Tabel Rasio Konsentrasi Negara Tujuan Ekspor
Rasio Konsentrasi (CRm) | 2012 | 2021 | ||||||
Negara Tujuan | Nilai Ekspor (Milyar USD) | Share (%) | CRi Rasio | Negara Tujuan | Nilai Ekspor (Milyar USD) | Share (%) | CRi Rasio | |
CR1 | United States | 1.15 | 29.65 | 29.65 | United States | 2.53 | 44.29 | 44.29 |
CR2 | Japan | 0.85 | 21.84 | 51.49 | China | 0.89 | 15.57 | 59.86 |
CR3 | China | 0.29 | 7.45 | 58.93 | Japan | 0.62 | 10.86 | 70.71 |
CR4 | Thailand | 0.21 | 5.35 | 64.29 | Viet Nam | 0.15 | 2.63 | 73.35 |
CR5 | Viet Nam | 0.14 | 3.53 | 67.82 | Thailand | 0.14 | 2.42 | 75.76 |
CR6 | Hong Kong | 0.10 | 2.56 | 70.38 | Taiwan | 0.13 | 2.32 | 78.08 |
CR7 | Singapore | 0.10 | 2.48 | 72.85 | Malaysia | 0.13 | 2.30 | 80.38 |
CR8 | Malaysia | 0.09 | 2.42 | 75.28 | Italy | 0.13 | 2.23 | 82.61 |
Sumber : Analisis 2022
Artinya bahwa pada tahun 2021 terjadi peningkatan konsentrasi negara tujuan ekspor perikanan Indonesia. Atau dengan kata lain ketergantungan ekspor perikanan terhadap beberapa negara tujuan ekspor menjadi sangat tinggi. Hal ini tentu tidak baik untuk masa depan ekspor perikanan Indonesia, karena ketika terjadi gejolak atau masalah dengan pasar di negara-negara tersebut maka akan berdampak pada penurunan kinerja ekspor perikanan Indonesia.

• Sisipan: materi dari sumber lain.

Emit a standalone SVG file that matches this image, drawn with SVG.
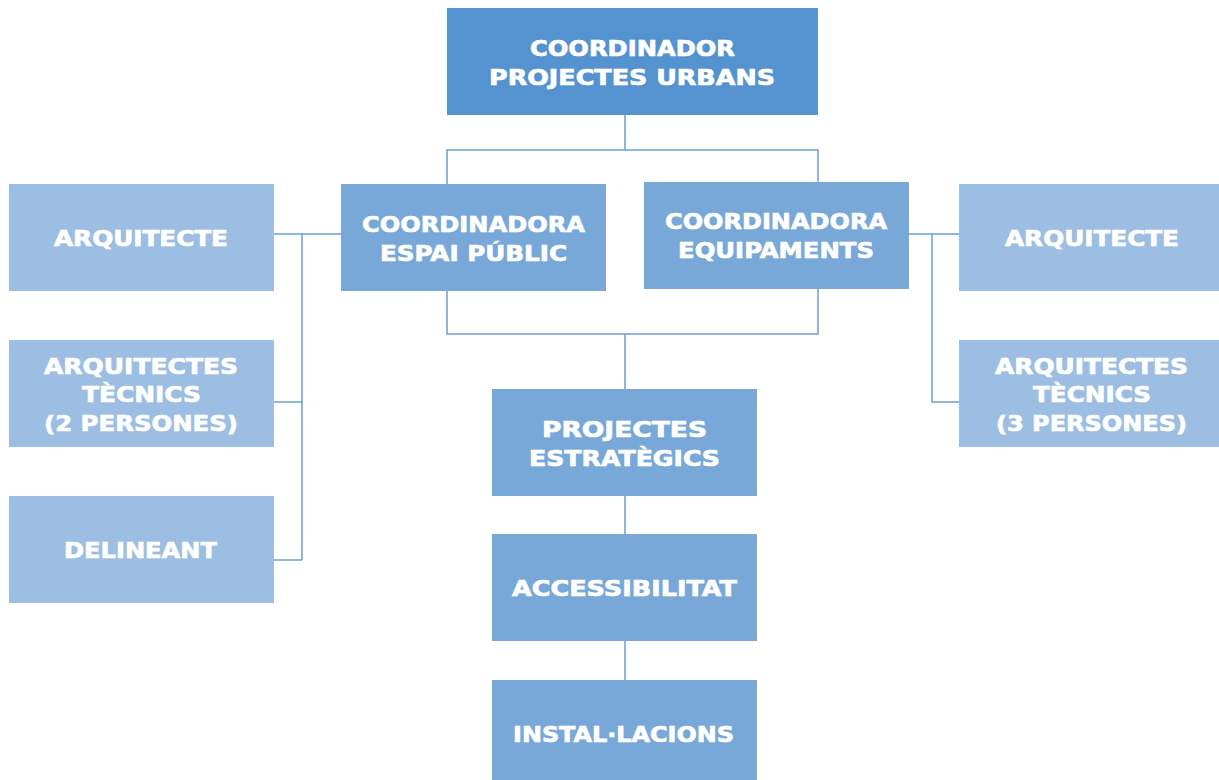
<svg xmlns="http://www.w3.org/2000/svg" width="1219" height="780" viewBox="0 0 1219 780">
<style>
.top{fill:#5593d0}
.mid{fill:#78a8d8}
.lt{fill:#9bbee2}
text{font-family:"DejaVu Sans","Liberation Sans",sans-serif;font-weight:bold;font-size:22px;fill:#ffffff;stroke:#ffffff;stroke-width:0.7;text-anchor:middle}
.c path{stroke:#6a9fd6;stroke-width:1.5;fill:none}
</style>
<rect width="1219" height="780" fill="#ffffff"/>
<g class="c" id="connectors">
<path d="M625 115V150M447 184V150H818V182"/>
<path d="M274 234H341M302 234V560M274 402H302M274 560H302"/>
<path d="M909 234H959M932 234V402H959"/>
<path d="M447 291V334H818V289M625 334V389"/>
<path d="M625 496V534M625 641V680"/>
</g>
<g id="n-top"><rect class="top" x="447" y="8" width="371" height="107"/>
<text x="632.5" y="56" textLength="205" lengthAdjust="spacingAndGlyphs">COORDINADOR</text>
<text x="632" y="85" textLength="286" lengthAdjust="spacingAndGlyphs">PROJECTES URBANS</text></g>
<g id="n-espai"><rect class="mid" x="341" y="184" width="265" height="107"/>
<text x="473.5" y="232" textLength="223" lengthAdjust="spacingAndGlyphs">COORDINADORA</text>
<text x="473.5" y="261" textLength="187" lengthAdjust="spacingAndGlyphs">ESPAI PÚBLIC</text></g>
<g id="n-equip"><rect class="mid" x="644" y="182" width="265" height="107"/>
<text x="776" y="229" textLength="222" lengthAdjust="spacingAndGlyphs">COORDINADORA</text>
<text x="776" y="258" textLength="196" lengthAdjust="spacingAndGlyphs">EQUIPAMENTS</text></g>
<g id="n-arq-l"><rect class="lt" x="9" y="184" width="265" height="107"/>
<text x="141" y="246" textLength="174" lengthAdjust="spacingAndGlyphs">ARQUITECTE</text></g>
<g id="n-tec-l"><rect class="lt" x="9" y="340" width="265" height="107"/>
<text x="141" y="374" textLength="194" lengthAdjust="spacingAndGlyphs">ARQUITECTES</text>
<text x="141.5" y="402" textLength="119" lengthAdjust="spacingAndGlyphs">TÈCNICS</text>
<text x="141" y="431" textLength="194" lengthAdjust="spacingAndGlyphs">(2 PERSONES)</text></g>
<g id="n-del"><rect class="lt" x="9" y="496" width="265" height="107"/>
<text x="140.5" y="558" textLength="153" lengthAdjust="spacingAndGlyphs">DELINEANT</text></g>
<g id="n-arq-r"><rect class="lt" x="959" y="184" width="260" height="107"/>
<text x="1092" y="246" textLength="174" lengthAdjust="spacingAndGlyphs">ARQUITECTE</text></g>
<g id="n-tec-r"><rect class="lt" x="959" y="340" width="260" height="107"/>
<text x="1091.5" y="374" textLength="193" lengthAdjust="spacingAndGlyphs">ARQUITECTES</text>
<text x="1092" y="402" textLength="118" lengthAdjust="spacingAndGlyphs">TÈCNICS</text>
<text x="1091.5" y="431" textLength="191" lengthAdjust="spacingAndGlyphs">(3 PERSONES)</text></g>
<g id="n-proj"><rect class="mid" x="492" y="389" width="265" height="107"/>
<text x="624.5" y="437" textLength="165" lengthAdjust="spacingAndGlyphs">PROJECTES</text>
<text x="624.5" y="466" textLength="191" lengthAdjust="spacingAndGlyphs">ESTRATÈGICS</text></g>
<g id="n-acc"><rect class="mid" x="492" y="534" width="265" height="107"/>
<text x="624.5" y="596" textLength="225" lengthAdjust="spacingAndGlyphs">ACCESSIBILITAT</text></g>
<g id="n-inst"><rect class="mid" x="492" y="680" width="265" height="100"/>
<text x="623.5" y="742" textLength="221" lengthAdjust="spacingAndGlyphs">INSTAL·LACIONS</text></g>
</svg>
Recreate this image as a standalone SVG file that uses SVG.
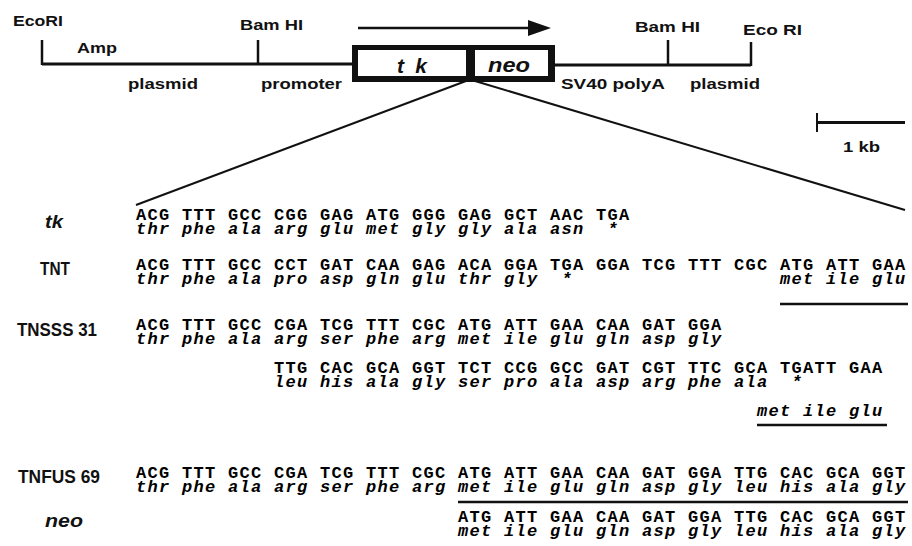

Berdasarkan catatan BPS-RI (2022) terlihat bahwa negara tujuan ekspor perikanan Indonesia tahun 2021 hanya terkonsentrasi di tiga negara saja, yaitu Amerika Serikat (44,29%), China (15,57%), dan Japan (10,86%). Saat ini ekspor perikanan Indonesia masih diuntungkan dengan belum berakhirnya perang dagang USA-China, sehingga ekspor perikanan Indonesia, khususnya Udang ke USA terus mengalami peningkatan.
Namun demikian dalam jangka panjang diperlukan strategi khusus agar tidak tergantung pada tiga negara tujuan ekspor tersebut. Kinerja ekspor perikanan ke negara-negara lainnya perlu terus di tingkatkan, misalnya ke pasar-pasar negara-negara uni eropa.
Mengatasi Kerapuhan
Berdasarkan hal tersebut diperlukan berbagai upaya untuk mengatasi kerapuhan ekspor perikanan Indonesia. Misalnya pemerintah dalam menjaga kelestarian sumberdaya ikan di perairan Indonesia perlu terus ditingkatkan. Larangan penggunaan alat tangkap ikan yang mengancam kelestarian sumberdaya perlu terus ditegakkan. Selain itu juga larangan 100% nelayan/pelaku usaha perikanan asing untuk menangkap ikan diperairan Indonesia perlu kembali dilakukan, supaya tidak mengulangi “kebocoran” ikan hasil tangkapan seperti yang terjadi sebelumnya.
Selain itu juga berbagai promosi produk perikanan di berbagai negara-negara tujuan ekspor perlu untuk kembali ditingkatkan. Selain lobi dan politik dagang, pemerintah juga perlu memanfaatkan teknologi informasi untuk dapat menjangkau pasar-pasar di negara-negara tujuan ekspor tersebut.
Para akademisi perlu didukung untuk terus mengembangkan hatcheri-hatcheri ikan ekonomi tinggi guna mendukung aktivitas budidaya. Pasokan ikan dimasa mendatang akan sangat tergantung pada aktivitas budidaya. Selain itu juga riset-riset terkait pakan ikan perlu terus dilakukan agar tidak tergantung pada pasokan tepung ikan. Sementara itu para pelaku usaha, nelayan dan pembudidaya ikan perlu terus berbenah dari berbagai kegiatan-kegiatan illegal, Unreported dan Unregulated Fishing (IUUF) yang telah menjadi penyebab keterpurukan bahan baku ikan di perairan Indonesia.
Dus, rapuhnya kinerja ekspor perikanan tersebut hendaknya menjadi perhatian serius pemerintah, akademisi perikanan dan para pelaku usaha perikanan, termasuk para nelayan dan pembudidaya ikan. Peran aktif dari masyarakat perikanan menjadi kunci dalam mengatasi kerapuhan tersebut. Semoga pemerintah dan masyarakat perikanan Indonesia mampu dalam mengatasi kerapuhan ini.